Et, alors qu’il aborde le thème de l’intrusion du criminel comme personnage principal dans la littérature policière, parallèlement à une époque où la presse cultive « innocemment » le sentiment d’insécurité dans ses colonnes, l’amalgame devient douteux et le propos révèle une lupinose aigüe, universalienne qui plus est et qu’il convient de soigner par des bains de siège dans les eaux gelées de la Bérézina. Tulard ou du cochon ? Tulard-sène ou du Marius plutôt !
Tome 20
Jean Tulard
Article : ROMAN POLICIER
Rubrique : Le criminel
En 1892, la France est touchée par une vague d’attentats anarchistes. Un an plus tard, Vaillant jette une bombe dans la salle des séances de la Chambre des députés. Des noms deviennent familiers au public : Ravachol, Bonnot et sa sinistre bande … Une nouvelle peur saisit les possédants. Alors paraît en 1911, Fantômas :
Allongeant son ombre immense
Sur le monde et sur Paris,
Quel est ce spectre aux yeux gris ?
Qui surgit dans le silence ?
Fantômas serait-ce toi ?
Qui te dresses sur les toits ?
Qui est Fantômas ? « Rien et tout, personne mais cependant quelqu’un. Enfin, que fait-il ce quelqu’un ? Il fait ». Ainsi est présenté par ses auteurs, Pierre Souvestre et Marcel Allain, celui qui se définit comme « le maître de tout ». Fantômas est le génie du mal. Et, lorsqu’il disparait en mer, dans « La fin de Fantômas » en 1913, la France pousse un soupir de soulagement. Pas pour longtemps … Léon Sasie invente un autre génie du mal, Zigomar, tandis que Bernède imagine Belphégor, fantôme du Louvre, et que Gaston Leroux crée Chéri-Bibi, le féroce bagnard marqué par le destin (« fatalitas ! » dit-il en toute occasion), et descendant indirect du Rocambole de Ponson du Terrail.

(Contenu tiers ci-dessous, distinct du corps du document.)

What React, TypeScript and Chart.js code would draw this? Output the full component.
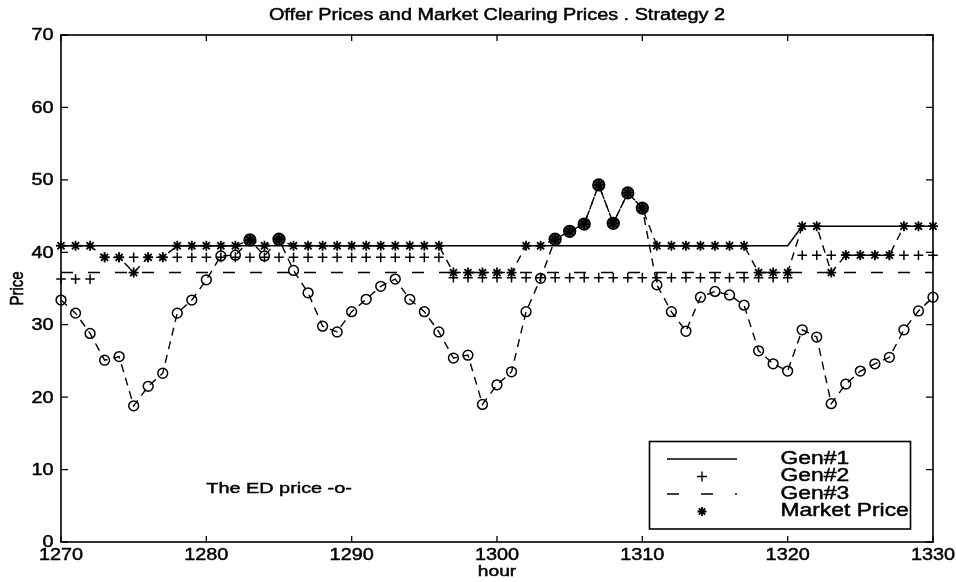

Mais on a vite découvert que, par son caractère individualiste, l’anarchiste ne mettait guère en péril la société. Du coup, il parut même sympathique et l’intérêt des auteurs de romans policier se déplaça souvent du justicier vers le criminel. Beau-frère de Conan Doyle, Hornung avait ouvert la voie en lançant l’anti-Holmes, le gentleman-cambrioleur Rafles qui aura pour disciple Loup solitaire de Vance et le Saint de Leslie Charteris.
Inspiré par l’anarchiste Marius Jacob qui ne tuait pas mais volait les riches pour le plus grand profit des organisations libertaires, voici que parait en 1905, dans Je sais Tout, Arsène Lupin, qui deviendra bientôt aussi populaire que D’Artagnan. L’éditeur Lafitte réussit à convaincre l’auteur Maurice Leblanc de donner une suite aux aventures de ce sympathique cambrioleur que frac et monocle transformait en homme du monde sur les couvertures des fascicules qui lui étaient consacrés et que dessinait Léo Fontan. Il défiait la société mais sans les démonstrations sanglantes de Fantômas ou le côté mal élevé des Pieds Nickelés. Il eut en conséquence de nombreux imitateurs. Edgar Pipe d’Arnould Galopin ; Samson Clairval de Didelot ; le Pouce, l’Index et le Majeur de Jean Le Hallier. Ce n’est plus le chasseur mais le gibier qui va compter dans un type de roman criminel où « l’énigme » s’efface devant « la traque » et les efforts de l’assassin pour s’échapper. A cet égard Francis Iles (alias Anthony Berkeley Cox) ouvre la voie avec Complicité (Malice Aforethrought) en 1931 et Premeditation (Before the fact) (l’assassin vu par sa victime) l’année suivante. Le procédé débouche sur le suspens où vont exceller des auteurs aussi différents que William Irish (Lady Fantôme, 1942 ; La sirène du Mississippi [Waltz into darkness] 1947 ; J’ai épousé une ombre [I married a dead man] 1948), Boileau et Narcejac ou Patricia Highsmith.